**GIVEN MATERIAL:**
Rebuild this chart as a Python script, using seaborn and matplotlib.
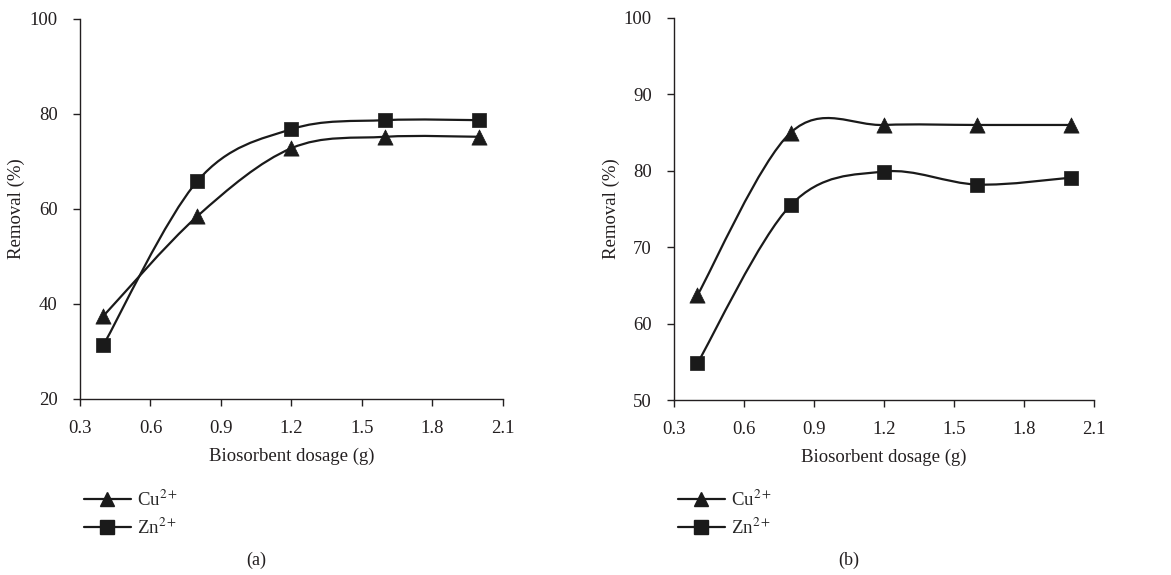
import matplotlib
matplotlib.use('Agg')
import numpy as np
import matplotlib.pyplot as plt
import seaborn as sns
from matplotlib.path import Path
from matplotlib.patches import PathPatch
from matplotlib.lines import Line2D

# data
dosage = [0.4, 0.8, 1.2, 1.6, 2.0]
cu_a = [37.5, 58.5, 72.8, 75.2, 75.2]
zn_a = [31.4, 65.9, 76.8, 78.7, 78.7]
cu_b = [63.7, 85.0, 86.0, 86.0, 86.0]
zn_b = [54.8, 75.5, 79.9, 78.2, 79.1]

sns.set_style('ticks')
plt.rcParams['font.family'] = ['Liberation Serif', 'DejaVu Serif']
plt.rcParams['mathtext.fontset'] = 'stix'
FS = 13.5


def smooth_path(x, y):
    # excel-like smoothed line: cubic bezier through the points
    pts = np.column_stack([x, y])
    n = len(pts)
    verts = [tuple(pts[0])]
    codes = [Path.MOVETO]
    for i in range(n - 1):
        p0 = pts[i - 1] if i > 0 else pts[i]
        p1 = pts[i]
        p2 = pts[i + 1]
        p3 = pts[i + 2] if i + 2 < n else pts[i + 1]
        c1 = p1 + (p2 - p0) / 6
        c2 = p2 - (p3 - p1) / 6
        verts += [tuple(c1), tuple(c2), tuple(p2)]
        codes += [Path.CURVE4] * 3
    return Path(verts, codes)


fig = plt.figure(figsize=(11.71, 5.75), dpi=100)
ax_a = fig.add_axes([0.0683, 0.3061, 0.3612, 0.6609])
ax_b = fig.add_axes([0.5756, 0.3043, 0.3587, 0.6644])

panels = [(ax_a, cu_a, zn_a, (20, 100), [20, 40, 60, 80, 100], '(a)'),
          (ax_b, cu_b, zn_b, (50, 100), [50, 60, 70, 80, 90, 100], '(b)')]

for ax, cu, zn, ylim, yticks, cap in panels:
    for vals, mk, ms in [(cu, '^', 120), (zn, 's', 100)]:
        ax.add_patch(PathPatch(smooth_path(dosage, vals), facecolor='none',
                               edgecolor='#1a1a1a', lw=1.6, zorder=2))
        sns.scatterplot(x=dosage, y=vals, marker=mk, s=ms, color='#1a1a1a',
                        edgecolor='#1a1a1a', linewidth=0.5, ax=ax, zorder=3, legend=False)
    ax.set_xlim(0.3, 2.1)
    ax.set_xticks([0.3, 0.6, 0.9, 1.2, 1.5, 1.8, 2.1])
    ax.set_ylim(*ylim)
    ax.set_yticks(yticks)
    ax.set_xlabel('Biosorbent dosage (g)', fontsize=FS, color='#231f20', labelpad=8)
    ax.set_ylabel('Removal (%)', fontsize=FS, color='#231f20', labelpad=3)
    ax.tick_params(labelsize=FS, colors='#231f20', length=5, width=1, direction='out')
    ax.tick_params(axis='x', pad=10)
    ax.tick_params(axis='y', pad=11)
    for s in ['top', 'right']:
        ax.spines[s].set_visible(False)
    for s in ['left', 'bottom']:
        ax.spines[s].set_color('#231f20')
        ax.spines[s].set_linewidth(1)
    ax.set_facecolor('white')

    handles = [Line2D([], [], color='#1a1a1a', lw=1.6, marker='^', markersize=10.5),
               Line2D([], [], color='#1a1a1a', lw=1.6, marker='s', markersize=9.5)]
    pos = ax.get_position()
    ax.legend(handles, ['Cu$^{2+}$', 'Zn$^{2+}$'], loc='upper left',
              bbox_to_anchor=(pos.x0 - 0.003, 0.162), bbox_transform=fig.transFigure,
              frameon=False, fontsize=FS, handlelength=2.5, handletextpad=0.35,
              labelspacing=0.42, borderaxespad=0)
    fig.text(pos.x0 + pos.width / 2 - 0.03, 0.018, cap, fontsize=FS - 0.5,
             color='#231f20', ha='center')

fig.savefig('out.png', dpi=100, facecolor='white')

**EXERCISE DETAILS:** Please quote the lines of the material, beginning with the first and ending with the one that contains "90, 100], '(b)')]", exactly as written and without any pictures.

**EXPECTED ANSWER:**
Rebuild this chart as a Python script, using seaborn and matplotlib.
import matplotlib
matplotlib.use('Agg')
import numpy as np
import matplotlib.pyplot as plt
import seaborn as sns
from matplotlib.path import Path
from matplotlib.patches import PathPatch
from matplotlib.lines import Line2D

# data
dosage = [0.4, 0.8, 1.2, 1.6, 2.0]
cu_a = [37.5, 58.5, 72.8, 75.2, 75.2]
zn_a = [31.4, 65.9, 76.8, 78.7, 78.7]
cu_b = [63.7, 85.0, 86.0, 86.0, 86.0]
zn_b = [54.8, 75.5, 79.9, 78.2, 79.1]

sns.set_style('ticks')
plt.rcParams['font.family'] = ['Liberation Serif', 'DejaVu Serif']
plt.rcParams['mathtext.fontset'] = 'stix'
FS = 13.5


def smooth_path(x, y):
    # excel-like smoothed line: cubic bezier through the points
    pts = np.column_stack([x, y])
    n = len(pts)
    verts = [tuple(pts[0])]
    codes = [Path.MOVETO]
    for i in range(n - 1):
        p0 = pts[i - 1] if i > 0 else pts[i]
        p1 = pts[i]
        p2 = pts[i + 1]
        p3 = pts[i + 2] if i + 2 < n else pts[i + 1]
        c1 = p1 + (p2 - p0) / 6
        c2 = p2 - (p3 - p1) / 6
        verts += [tuple(c1), tuple(c2), tuple(p2)]
        codes += [Path.CURVE4] * 3
    return Path(verts, codes)


fig = plt.figure(figsize=(11.71, 5.75), dpi=100)
ax_a = fig.add_axes([0.0683, 0.3061, 0.3612, 0.6609])
ax_b = fig.add_axes([0.5756, 0.3043, 0.3587, 0.6644])

panels = [(ax_a, cu_a, zn_a, (20, 100), [20, 40, 60, 80, 100], '(a)'),
          (ax_b, cu_b, zn_b, (50, 100), [50, 60, 70, 80, 90, 100], '(b)')]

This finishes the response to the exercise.